AIM OF THE EXERCISE
Each line that holds the word "chart" should be returned.

PROVIDED DATA
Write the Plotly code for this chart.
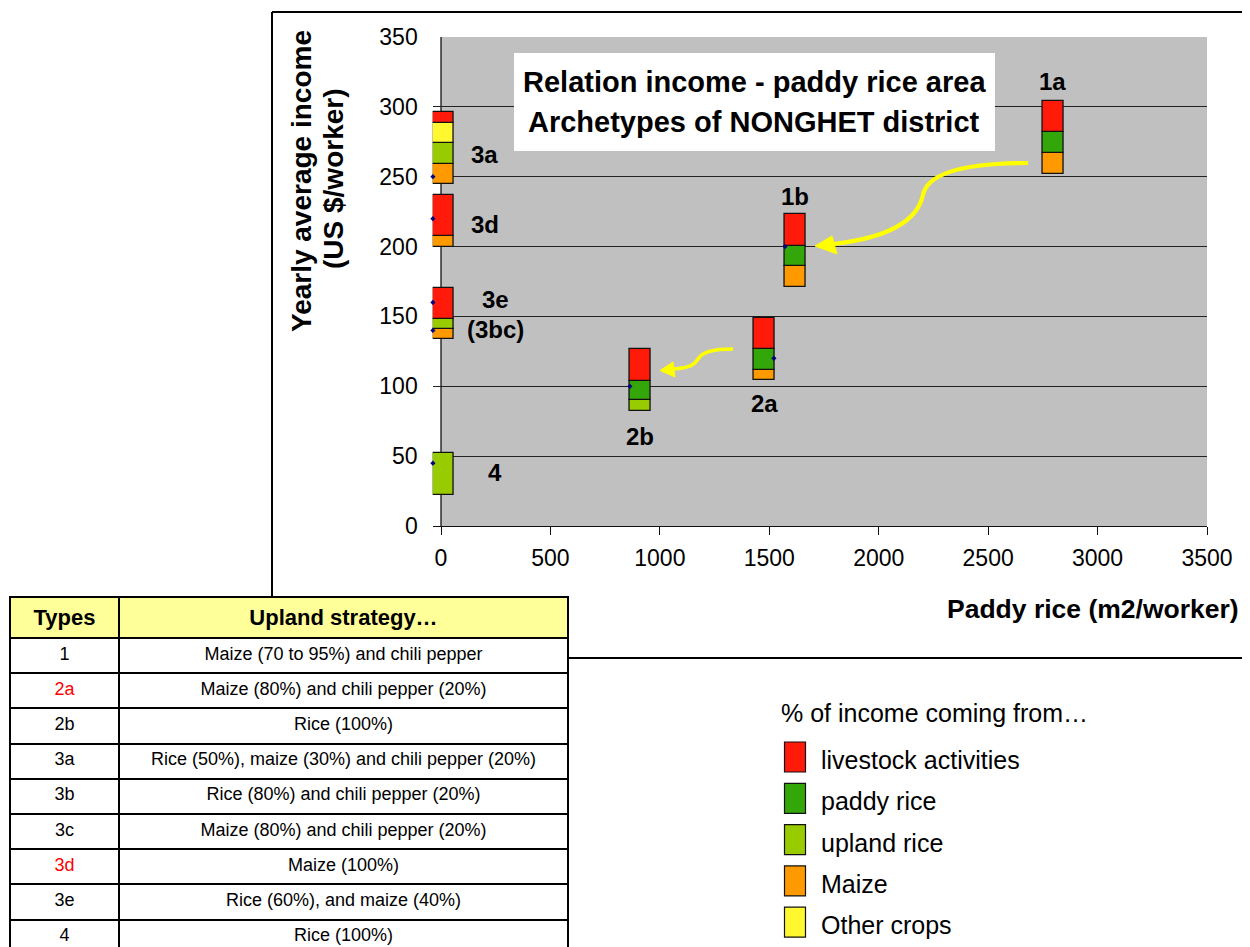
import plotly.graph_objects as go

W, H = 1250, 962
OFF = 8  # page body margin of the html page

# ---------------- data ----------------
types = ["1a", "1b", "2a", "2b", "3a", "3d", "3e", "4"]
paddy_area = [2797, 1618, 1475, 909, 12, 12, 12, 12]          # m2/worker (box centre)
stack_base = [252, 171, 104.5, 82.5, 245, 200, 134, 22.5]      # US$/worker (box bottom)

# income segments, stacked bottom -> top
sources = ["Maize", "upland rice", "paddy rice", "Other crops", "livestock activities"]
maize = [15, 15, 7.5, 0, 14, 7.5, 7, 0]
upland_rice = [0, 0, 0, 7.5, 15, 0, 7.5, 29.5]
paddy_rice = [15, 14.5, 14.5, 14, 0, 0, 0, 0]
other_crops = [0, 0, 0, 0, 14.5, 0, 0, 0]
livestock = [22, 22.5, 22.5, 22.5, 7.5, 29.5, 22, 0]
segments = [maize, upland_rice, paddy_rice, other_crops, livestock]
colors = {"livestock activities": "#FF1A0A", "paddy rice": "#33A60A",
          "upland rice": "#99CC00", "Maize": "#FF9900", "Other crops": "#FFF830"}
legend_order = ["livestock activities", "paddy rice", "upland rice", "Maize", "Other crops"]

# scatter points (average income)
point_x = [-37, -37, -37, -37, -37, 863, 1521, 1572]
point_y = [250, 220, 160, 140, 45, 100, 120, 200]

# labels of archetypes (data position)
label_text = ["1a", "1b", "2a", "2b", "3a", "3d", "3e", "(3bc)", "4"]
label_x = [2796, 1617, 1476, 909, 201, 201, 249, 249, 247]
label_y = [318.5, 235.5, 88, 64.4, 265.6, 215.5, 161.8, 141, 38]

# table
table_types = ["1", "2a", "2b", "3a", "3b", "3c", "3d", "3e", "4"]
table_strategy = ["Maize (70 to 95%) and chili pepper",
                  "Maize (80%) and chili pepper (20%)",
                  "Rice (100%)",
                  "Rice (50%), maize (30%) and chili pepper (20%)",
                  "Rice (80%) and chili pepper (20%)",
                  "Maize (80%) and chili pepper (20%)",
                  "Maize (100%)",
                  "Rice (60%), and maize (40%)",
                  "Rice (100%)"]
table_highlight = ["2a", "3d"]

x_ticks = [0, 500, 1000, 1500, 2000, 2500, 3000, 3500]
y_ticks = [0, 50, 100, 150, 200, 250, 300, 350]
x_range = [-38, 3500]
y_range = [0, 350]

FONT = "Arial, Liberation Sans, sans-serif"


def px(x):
    return (x - OFF) / W


def py(y):
    return 1 - (y - OFF) / H


# plot area on screen (x=0 .. 3500, y=0 .. 350)
X0_PX, X1_PX, Y0_PX, Y1_PX = 441, 1207, 526, 37
per_unit = (X1_PX - X0_PX) / (x_ticks[-1] - x_ticks[0])
left_px = X0_PX + (x_range[0] - x_ticks[0]) * per_unit

fig = go.Figure()

# stacked boxes
running = list(stack_base)
for name, vals in zip(sources, segments):
    xs, bs, hs = [], [], []
    for i, v in enumerate(vals):
        if v > 0:
            xs.append(paddy_area[i])
            bs.append(running[i])
            hs.append(v)
            running[i] += v
    fig.add_trace(go.Bar(x=xs, y=hs, base=bs, width=96, name=name,
                         marker=dict(color=colors[name], line=dict(color="#111", width=1.3)),
                         cliponaxis=False, showlegend=False, hoverinfo="skip"))

fig.add_trace(go.Scatter(x=point_x, y=point_y, mode="markers", cliponaxis=False,
                         marker=dict(color="#000080", size=4, symbol="diamond"),
                         showlegend=False, hoverinfo="skip"))

# table
cell_colors = [["red" if t in table_highlight else "black" for t in table_types],
               ["black"] * len(table_types)]
fig.add_trace(go.Table(
    domain=dict(x=[px(10), px(568)], y=[0, py(597)]),
    columnwidth=[109, 449],
    header=dict(values=["<b>Types</b>", "<b>Upland strategy…</b>"],
                fill_color="#FFFF99", line=dict(color="black", width=2),
                font=dict(family=FONT, size=22, color="black"), height=39, align="center"),
    cells=dict(values=[table_types, table_strategy],
               fill_color="white", line=dict(color="black", width=2),
               font=dict(family=FONT, size=18, color=cell_colors), height=35.2, align="center"),
))

shapes = []
# gray plotting area (x from 0) and value axis line at x = 0
shapes.append(dict(type="rect", xref="x", yref="y", x0=x_ticks[0], x1=x_ticks[-1],
                   y0=y_range[0], y1=y_range[1], fillcolor="#C0C0C0", line=dict(width=0),
                   layer="below"))
shapes.append(dict(type="line", xref="x", yref="y", x0=x_ticks[0], x1=x_ticks[0],
                   y0=y_range[0], y1=y_range[1], line=dict(color="#111", width=1.3),
                   layer="below"))
# outer chart border
for (x0, y0, x1, y1) in [(272, 12, 1260, 12), (272, 12, 272, 597), (568, 658, 1260, 658)]:
    shapes.append(dict(type="line", xref="paper", yref="paper", x0=px(x0), y0=py(y0),
                       x1=px(x1), y1=py(y1), line=dict(color="black", width=2)))
# title box
shapes.append(dict(type="rect", xref="paper", yref="paper", x0=px(514), y0=py(53), x1=px(995),
                   y1=py(151), fillcolor="white", line=dict(width=0), layer="above"))


def path(points):
    s = "M %f,%f" % (px(points[0][0]), py(points[0][1]))
    for k in range(1, len(points), 3):
        s += " C " + " ".join("%f,%f" % (px(a), py(b)) for a, b in points[k:k + 3])
    return s


def tri(points):
    return "M " + " L ".join("%f,%f" % (px(a), py(b)) for a, b in points) + " Z"


arrow1 = [(1028, 163), (975, 163), (928, 170), (923, 195), (917, 222), (885, 238), (834, 244)]
head1 = [(815, 246), (832, 236), (837, 254)]
arrow2 = [(733, 349), (712, 349), (702, 352), (698, 359), (693, 367), (685, 368), (673, 369)]
head2 = [(660, 370.5), (673, 362), (675, 377)]
for a, hd, w in [(arrow1, head1, 4.2), (arrow2, head2, 3.6)]:
    shapes.append(dict(type="path", xref="paper", yref="paper", path=path(a),
                       line=dict(color="#FFFF00", width=w), layer="above"))
    shapes.append(dict(type="path", xref="paper", yref="paper", path=tri(hd),
                       fillcolor="#FFFF00", line=dict(color="#FFFF00", width=1), layer="above"))

# legend boxes
legend_top = [742, 783.3, 824.6, 865.9, 907.2]
for name, top in zip(legend_order, legend_top):
    shapes.append(dict(type="rect", xref="paper", yref="paper", x0=px(784.5), x1=px(805.5),
                       y0=py(top), y1=py(top + 30), fillcolor=colors[name],
                       line=dict(color="#111", width=1.2)))

annotations = []
for t, xv, yv in zip(label_text, label_x, label_y):
    annotations.append(dict(x=xv, y=yv, xref="x", yref="y", text="<b>%s</b>" % t,
                            xanchor="center", yanchor="middle",
                            showarrow=False, font=dict(family=FONT, size=24, color="black")))


def note(x, y, text, size, bold=False, xanchor="center", angle=0):
    annotations.append(dict(x=px(x), y=py(y), xref="paper", yref="paper", showarrow=False,
                            xanchor=xanchor, yanchor="middle", textangle=angle,
                            text=("<b>%s</b>" % text) if bold else text,
                            font=dict(family=FONT, size=size, color="black")))


note(754.5, 82, "Relation income - paddy rice area", 29, bold=True)
note(754.5, 122, "Archetypes of NONGHET district", 29, bold=True)
note(302, 181, "Yearly average income", 28, bold=True, angle=-90)
note(333, 179, "(US $/worker)", 28, bold=True, angle=-90)
note(1241, 609, "Paddy rice (m2/worker)", 26.5, bold=True, xanchor="right")
note(779, 713, "% of income coming from…", 25, xanchor="left")
for name, top in zip(legend_order, legend_top):
    note(819, top + 18, name, 25, xanchor="left")

fig.update_layout(
    width=W, height=H, margin=dict(l=0, r=0, t=0, b=0),
    paper_bgcolor="white", plot_bgcolor="rgba(0,0,0,0)",
    barmode="overlay", bargap=0,
    font=dict(family=FONT, size=23, color="black"),
    shapes=shapes, annotations=annotations,
    xaxis=dict(domain=[px(left_px), px(X1_PX)], range=x_range, tickvals=x_ticks,
               showgrid=False, zeroline=False,
               showline=True, linecolor="#111", linewidth=1.3,
               ticks="outside", ticklen=8, tickcolor="#111", tickwidth=1.3,
               ticklabelstandoff=3, tickfont=dict(size=23), layer="below traces",
               automargin=False),
    yaxis=dict(domain=[py(Y0_PX), py(Y1_PX)], range=y_range, tickvals=y_ticks,
               showgrid=True, gridcolor="#222", gridwidth=1, zeroline=False,
               showline=False, ticks="", ticklabelstandoff=14,
               tickfont=dict(size=23), layer="below traces", automargin=False),
)

fig.write_html("out.html")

FINISHED ANSWER
Write the Plotly code for this chart.
# outer chart border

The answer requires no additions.